After months of turbulence I’m regaining some composure, breathing in what the desert offers – although I’m not sure I want all my prayers to go to the gods of serenity.
Absorbing this swathe of wilderness, I wonder if this is what I want for myself, the wide, wild courage to leave you, your tempests, your risks
THE TUAREG’S JOURNEY
Lost, not lost, in the ténéré, desert of loneliness, where the Kel Essuf spook us till we’re adrift on the empty side of home, as time sifts, dunes lapse.
Without GPS, without coordinates, we measure grass blades, we focus without a compass. With an infinite politeness to the desert we can tell a reliable groove in the sand from a wind-distorted one, extract logic from a shrub, tell the lie of the land by a bloom’s impermanence, take our direction from sun and moon and all the stars constellated in our heads.
We will never find Gewas, the Lost Oasis, we will always find Gewas in the middle of the trackless ténéré.
Lost and not lost, so lost that we’re at home
Note: Kel Essuf: anthropomorphic spirits; Ténéré: Tuareg word for desert, wilderness; Gewas: the Lost Oasis that figures in many Tuareg legends.
THE WHOLE MOSAIC – A DAY IN THE ATACAMA DESERT
‘Why are there archaeologists and astronomers in one place? Because in the Atacama the past is more accessible than elsewhere.’ Patricio Guzmán, Nostalgia for the Light (film documentary)
At the observatory an astronomer scans the sky for treasure: clusters of stars, nebulas, planets, comets like those that watered the earth, or the death throes of a supernova, hatching our atoms. Here the Chilean sky is so translucent he can almost finger the stars, pull them down to eye-height, unravel the energy prizing them apart, as if the story, from start to finish, was his birthright.
In this salt-steeped land an archaeologist studies strata of sand and rock underpinned by meteorites distorting the direction of his compass. Tenacity got him this far, leading him to rock face carved by pre-Columbian shepherds, whose mummified remains he gathers up, tracing each part to its origin. He finds a petrified lake, fish frozen in time, and an ancient trade route from the high plains to the sea, where caravans of llamas once found their way.
Near the ruins of a concentration camp, women sift through the desert, decade after decade, in search of loved ones. Stumbling on Pinochet’s mass graves, they piece together splinters worlds apart, bleached by the calcinating sun. ‘I found a piece of my brother there and spent a morning with his foot, stroking it, though it smelled of decay, hoping to find the whole mosaic that was my brother.’

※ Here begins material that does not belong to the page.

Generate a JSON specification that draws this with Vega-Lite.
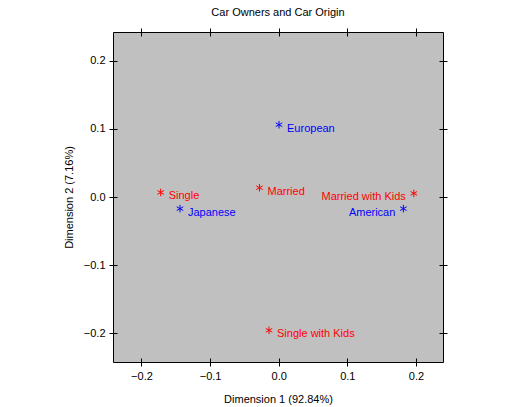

Nuri Rosegg had seen publicity about my online reading for Writers in the Bath, Sheffield. This led them to my website. Nuri loves the UK and, pre-Brexit, used to visit often. Nuri’s website can be found below her poem. There are also three poems on the Visual Verse website.
Below is Nuri’s poem, inspired by my poem Britain, from the Anthology Welcome to Britain.
BRITAIN
Britain is a fedora hat, opera- And theatre-tried. In this modern era Dramas turn into comedies.
This country is a glass of ginger wine: Tangy wetness without a spine. Alas, the love for self-harm is mega-big.
Britain is a decaying cherry tree Turning its back on the sea. The City, such a cold-hearted cherry pit.